# Start of SUPPLIED DATA

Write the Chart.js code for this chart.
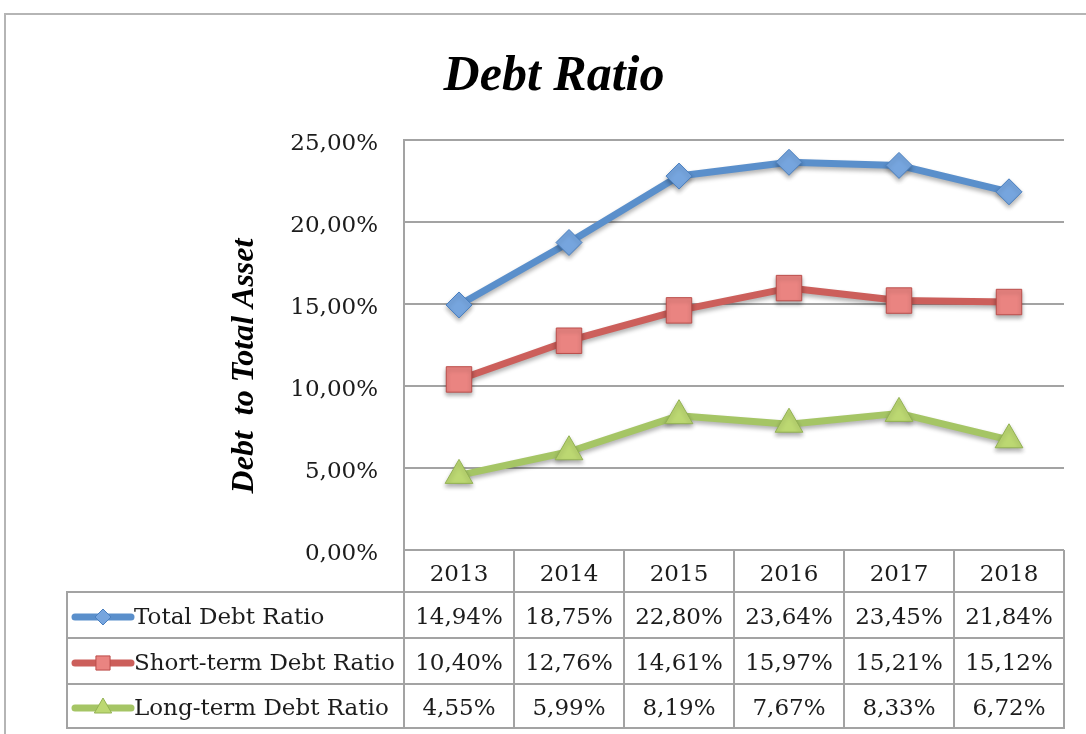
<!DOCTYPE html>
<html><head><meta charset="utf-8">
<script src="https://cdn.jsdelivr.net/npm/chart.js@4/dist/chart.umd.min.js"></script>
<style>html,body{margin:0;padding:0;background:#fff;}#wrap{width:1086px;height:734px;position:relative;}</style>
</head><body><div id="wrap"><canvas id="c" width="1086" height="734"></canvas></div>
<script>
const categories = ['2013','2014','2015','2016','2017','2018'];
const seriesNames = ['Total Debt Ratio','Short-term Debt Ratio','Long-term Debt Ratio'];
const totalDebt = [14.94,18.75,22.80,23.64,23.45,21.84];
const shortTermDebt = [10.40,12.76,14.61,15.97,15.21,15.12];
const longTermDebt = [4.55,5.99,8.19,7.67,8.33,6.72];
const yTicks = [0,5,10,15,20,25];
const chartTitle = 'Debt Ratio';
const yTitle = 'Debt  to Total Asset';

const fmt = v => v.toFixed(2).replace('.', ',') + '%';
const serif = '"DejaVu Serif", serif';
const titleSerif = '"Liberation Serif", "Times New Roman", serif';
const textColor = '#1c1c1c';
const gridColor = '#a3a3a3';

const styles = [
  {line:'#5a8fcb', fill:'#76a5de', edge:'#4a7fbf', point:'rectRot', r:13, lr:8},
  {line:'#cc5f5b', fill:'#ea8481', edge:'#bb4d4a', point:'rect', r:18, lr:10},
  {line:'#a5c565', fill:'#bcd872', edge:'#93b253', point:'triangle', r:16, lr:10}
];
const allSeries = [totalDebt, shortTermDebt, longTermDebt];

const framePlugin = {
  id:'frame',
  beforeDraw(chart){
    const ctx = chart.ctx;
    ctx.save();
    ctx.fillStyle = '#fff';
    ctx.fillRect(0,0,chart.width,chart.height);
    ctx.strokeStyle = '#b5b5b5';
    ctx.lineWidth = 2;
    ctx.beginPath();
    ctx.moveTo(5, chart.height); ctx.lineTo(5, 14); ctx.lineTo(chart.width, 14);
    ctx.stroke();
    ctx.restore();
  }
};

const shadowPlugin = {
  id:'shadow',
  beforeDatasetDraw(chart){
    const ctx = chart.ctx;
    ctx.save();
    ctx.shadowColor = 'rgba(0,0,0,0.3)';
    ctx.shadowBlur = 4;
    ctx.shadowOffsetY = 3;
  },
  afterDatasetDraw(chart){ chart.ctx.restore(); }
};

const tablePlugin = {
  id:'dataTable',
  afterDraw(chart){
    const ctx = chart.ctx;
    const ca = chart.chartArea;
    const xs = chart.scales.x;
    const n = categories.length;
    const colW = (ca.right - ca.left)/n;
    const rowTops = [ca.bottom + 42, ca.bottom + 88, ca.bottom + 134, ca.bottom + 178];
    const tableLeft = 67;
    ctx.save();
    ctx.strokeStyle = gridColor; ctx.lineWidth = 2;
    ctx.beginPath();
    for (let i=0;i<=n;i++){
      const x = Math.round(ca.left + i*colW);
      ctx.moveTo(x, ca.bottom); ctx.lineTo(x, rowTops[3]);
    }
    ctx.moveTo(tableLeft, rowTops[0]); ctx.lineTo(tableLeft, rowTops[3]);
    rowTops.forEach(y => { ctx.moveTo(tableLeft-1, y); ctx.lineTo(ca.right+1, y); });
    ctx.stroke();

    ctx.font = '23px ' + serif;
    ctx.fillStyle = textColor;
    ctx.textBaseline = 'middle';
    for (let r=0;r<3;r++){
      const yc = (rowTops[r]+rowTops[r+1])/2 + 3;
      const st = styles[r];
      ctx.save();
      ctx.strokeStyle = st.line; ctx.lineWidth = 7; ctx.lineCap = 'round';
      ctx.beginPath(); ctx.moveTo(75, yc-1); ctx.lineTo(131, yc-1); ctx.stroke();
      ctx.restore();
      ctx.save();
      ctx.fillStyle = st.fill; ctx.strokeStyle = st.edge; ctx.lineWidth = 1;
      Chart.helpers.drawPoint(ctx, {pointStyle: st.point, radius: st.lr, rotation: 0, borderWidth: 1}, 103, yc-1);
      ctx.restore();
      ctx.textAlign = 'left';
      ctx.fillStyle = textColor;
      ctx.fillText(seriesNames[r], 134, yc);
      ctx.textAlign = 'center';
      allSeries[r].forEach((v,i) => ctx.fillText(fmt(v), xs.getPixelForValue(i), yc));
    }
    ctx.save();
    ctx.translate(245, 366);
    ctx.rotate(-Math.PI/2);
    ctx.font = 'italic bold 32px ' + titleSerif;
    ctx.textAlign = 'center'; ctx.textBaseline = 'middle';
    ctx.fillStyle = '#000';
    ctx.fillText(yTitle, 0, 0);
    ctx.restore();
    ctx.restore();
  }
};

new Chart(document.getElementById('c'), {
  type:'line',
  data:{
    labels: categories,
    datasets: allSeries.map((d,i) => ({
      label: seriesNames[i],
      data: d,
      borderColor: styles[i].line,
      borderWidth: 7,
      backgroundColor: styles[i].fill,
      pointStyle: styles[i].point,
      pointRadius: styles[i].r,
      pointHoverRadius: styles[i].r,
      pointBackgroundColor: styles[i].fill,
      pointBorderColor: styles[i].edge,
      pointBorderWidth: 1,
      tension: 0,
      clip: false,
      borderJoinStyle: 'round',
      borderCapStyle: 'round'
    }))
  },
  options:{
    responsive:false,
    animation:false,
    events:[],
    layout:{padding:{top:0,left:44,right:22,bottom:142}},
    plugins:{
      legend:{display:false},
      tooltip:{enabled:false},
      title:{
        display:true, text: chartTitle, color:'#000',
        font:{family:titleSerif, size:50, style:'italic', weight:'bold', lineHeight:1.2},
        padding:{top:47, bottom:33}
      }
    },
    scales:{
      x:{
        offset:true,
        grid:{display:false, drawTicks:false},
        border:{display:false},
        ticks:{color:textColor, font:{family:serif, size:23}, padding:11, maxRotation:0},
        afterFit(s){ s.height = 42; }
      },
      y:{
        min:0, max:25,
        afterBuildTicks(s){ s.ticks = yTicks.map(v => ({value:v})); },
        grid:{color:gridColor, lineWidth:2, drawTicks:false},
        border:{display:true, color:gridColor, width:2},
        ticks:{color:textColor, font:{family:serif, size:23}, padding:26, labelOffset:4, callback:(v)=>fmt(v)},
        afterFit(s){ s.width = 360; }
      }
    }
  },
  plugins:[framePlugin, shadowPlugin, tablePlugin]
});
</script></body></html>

# End of SUPPLIED DATA
# Start of SUPPLIED DATA

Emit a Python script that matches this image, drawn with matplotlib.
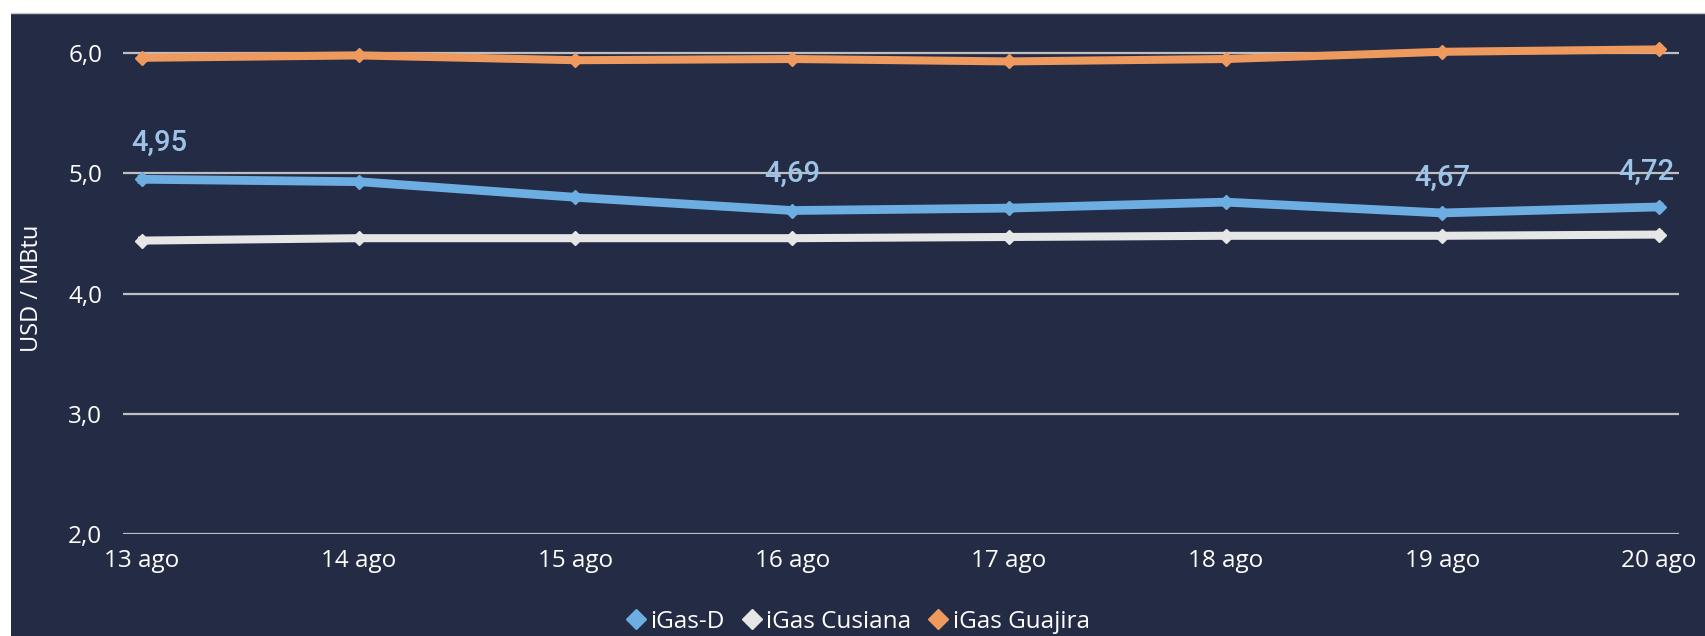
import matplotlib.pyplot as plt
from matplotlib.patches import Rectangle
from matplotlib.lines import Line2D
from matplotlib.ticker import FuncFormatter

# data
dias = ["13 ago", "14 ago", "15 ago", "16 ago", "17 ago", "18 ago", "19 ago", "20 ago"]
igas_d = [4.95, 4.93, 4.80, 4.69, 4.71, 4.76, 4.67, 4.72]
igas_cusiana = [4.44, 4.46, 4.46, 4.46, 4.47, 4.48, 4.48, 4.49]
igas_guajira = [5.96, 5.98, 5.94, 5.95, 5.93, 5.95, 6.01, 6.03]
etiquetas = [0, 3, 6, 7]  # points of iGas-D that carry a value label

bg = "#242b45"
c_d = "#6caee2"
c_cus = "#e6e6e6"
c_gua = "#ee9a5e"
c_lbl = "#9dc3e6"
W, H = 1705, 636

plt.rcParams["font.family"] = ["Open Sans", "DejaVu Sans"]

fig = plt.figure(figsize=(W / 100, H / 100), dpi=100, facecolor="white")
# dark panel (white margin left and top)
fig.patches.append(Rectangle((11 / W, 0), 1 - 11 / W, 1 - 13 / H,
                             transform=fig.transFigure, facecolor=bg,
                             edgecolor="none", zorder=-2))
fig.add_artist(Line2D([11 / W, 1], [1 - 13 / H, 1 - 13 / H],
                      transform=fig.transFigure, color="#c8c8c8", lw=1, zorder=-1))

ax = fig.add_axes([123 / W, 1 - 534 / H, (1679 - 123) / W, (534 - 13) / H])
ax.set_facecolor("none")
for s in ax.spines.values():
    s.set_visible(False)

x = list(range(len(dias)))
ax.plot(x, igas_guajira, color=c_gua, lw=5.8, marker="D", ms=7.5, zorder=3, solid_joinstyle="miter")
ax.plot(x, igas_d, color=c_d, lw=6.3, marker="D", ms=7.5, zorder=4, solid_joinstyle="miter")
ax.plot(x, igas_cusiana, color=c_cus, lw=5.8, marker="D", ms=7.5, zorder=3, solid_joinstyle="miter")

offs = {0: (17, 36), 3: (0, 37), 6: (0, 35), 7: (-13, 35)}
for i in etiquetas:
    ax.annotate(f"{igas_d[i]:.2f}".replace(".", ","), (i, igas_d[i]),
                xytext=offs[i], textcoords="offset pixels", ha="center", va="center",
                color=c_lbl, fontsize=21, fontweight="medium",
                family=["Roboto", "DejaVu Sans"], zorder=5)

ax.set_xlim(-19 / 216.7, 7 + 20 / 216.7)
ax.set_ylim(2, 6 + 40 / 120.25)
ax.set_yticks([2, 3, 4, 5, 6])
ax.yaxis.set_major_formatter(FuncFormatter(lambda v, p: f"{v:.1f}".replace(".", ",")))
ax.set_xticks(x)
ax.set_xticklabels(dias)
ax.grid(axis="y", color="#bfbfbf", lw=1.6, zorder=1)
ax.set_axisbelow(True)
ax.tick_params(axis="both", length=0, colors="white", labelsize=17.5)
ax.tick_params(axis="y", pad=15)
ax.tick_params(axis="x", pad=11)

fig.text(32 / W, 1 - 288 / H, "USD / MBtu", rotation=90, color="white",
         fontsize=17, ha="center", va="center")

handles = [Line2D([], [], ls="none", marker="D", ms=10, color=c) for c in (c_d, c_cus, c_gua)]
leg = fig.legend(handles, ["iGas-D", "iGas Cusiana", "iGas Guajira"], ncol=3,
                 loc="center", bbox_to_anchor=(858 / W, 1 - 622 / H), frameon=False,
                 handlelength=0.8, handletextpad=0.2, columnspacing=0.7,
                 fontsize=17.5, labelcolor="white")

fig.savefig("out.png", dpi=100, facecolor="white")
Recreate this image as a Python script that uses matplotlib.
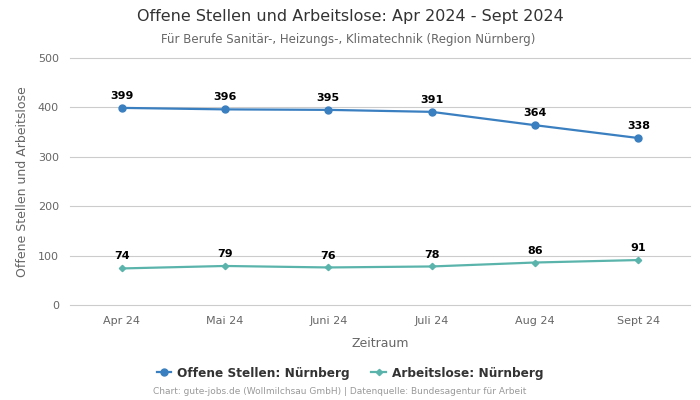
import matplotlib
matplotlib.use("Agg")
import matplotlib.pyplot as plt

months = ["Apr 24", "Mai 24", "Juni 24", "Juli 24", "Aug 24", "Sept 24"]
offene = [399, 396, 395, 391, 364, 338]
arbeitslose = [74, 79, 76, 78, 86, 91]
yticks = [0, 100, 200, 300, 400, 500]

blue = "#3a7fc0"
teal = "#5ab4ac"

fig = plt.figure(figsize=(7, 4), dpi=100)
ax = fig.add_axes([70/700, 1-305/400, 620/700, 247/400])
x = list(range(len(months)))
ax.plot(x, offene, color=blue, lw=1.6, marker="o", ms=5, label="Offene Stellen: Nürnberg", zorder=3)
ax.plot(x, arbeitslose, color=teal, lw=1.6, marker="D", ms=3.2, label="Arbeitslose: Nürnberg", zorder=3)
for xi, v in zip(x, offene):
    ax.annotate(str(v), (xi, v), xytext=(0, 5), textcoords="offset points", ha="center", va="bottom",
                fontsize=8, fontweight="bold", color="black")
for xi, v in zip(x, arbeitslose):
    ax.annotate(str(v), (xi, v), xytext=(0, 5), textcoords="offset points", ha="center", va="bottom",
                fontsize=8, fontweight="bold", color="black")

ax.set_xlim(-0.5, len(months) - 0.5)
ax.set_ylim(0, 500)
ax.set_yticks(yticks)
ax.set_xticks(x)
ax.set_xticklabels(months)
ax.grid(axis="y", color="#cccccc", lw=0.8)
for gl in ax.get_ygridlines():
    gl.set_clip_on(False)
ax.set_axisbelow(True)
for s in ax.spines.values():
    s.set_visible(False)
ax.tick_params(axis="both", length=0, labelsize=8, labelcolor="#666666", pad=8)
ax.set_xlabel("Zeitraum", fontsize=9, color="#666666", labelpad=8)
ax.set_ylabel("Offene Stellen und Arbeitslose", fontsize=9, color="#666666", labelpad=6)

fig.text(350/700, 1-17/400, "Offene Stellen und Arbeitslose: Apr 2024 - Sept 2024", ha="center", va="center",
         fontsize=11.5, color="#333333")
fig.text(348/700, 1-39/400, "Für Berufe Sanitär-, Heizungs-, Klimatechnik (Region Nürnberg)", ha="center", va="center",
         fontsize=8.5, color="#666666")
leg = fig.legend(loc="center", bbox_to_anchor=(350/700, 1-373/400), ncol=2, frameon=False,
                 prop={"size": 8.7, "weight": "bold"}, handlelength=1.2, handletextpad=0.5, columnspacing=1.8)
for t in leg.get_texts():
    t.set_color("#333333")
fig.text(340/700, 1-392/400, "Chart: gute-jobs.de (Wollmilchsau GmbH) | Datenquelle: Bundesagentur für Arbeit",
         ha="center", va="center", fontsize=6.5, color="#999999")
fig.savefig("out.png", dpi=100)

# End of SUPPLIED DATA

## [EXERCISE OBJECTIVE]
Exactly reproduce the lines from the line holding "Write the Chart.js code for this chart." through the line holding "const gridColor = '#a3a3a3';", and only those; pictures are to be left out.

## [OUTPUT FOR THIS EXERCISE]
Write the Chart.js code for this chart.
<!DOCTYPE html>
<html><head><meta charset="utf-8">
<script src="https://cdn.jsdelivr.net/npm/chart.js@4/dist/chart.umd.min.js"></script>
<style>html,body{margin:0;padding:0;background:#fff;}#wrap{width:1086px;height:734px;position:relative;}</style>
</head><body><div id="wrap"><canvas id="c" width="1086" height="734"></canvas></div>
<script>
const categories = ['2013','2014','2015','2016','2017','2018'];
const seriesNames = ['Total Debt Ratio','Short-term Debt Ratio','Long-term Debt Ratio'];
const totalDebt = [14.94,18.75,22.80,23.64,23.45,21.84];
const shortTermDebt = [10.40,12.76,14.61,15.97,15.21,15.12];
const longTermDebt = [4.55,5.99,8.19,7.67,8.33,6.72];
const yTicks = [0,5,10,15,20,25];
const chartTitle = 'Debt Ratio';
const yTitle = 'Debt  to Total Asset';

const fmt = v => v.toFixed(2).replace('.', ',') + '%';
const serif = '"DejaVu Serif", serif';
const titleSerif = '"Liberation Serif", "Times New Roman", serif';
const textColor = '#1c1c1c';
const gridColor = '#a3a3a3';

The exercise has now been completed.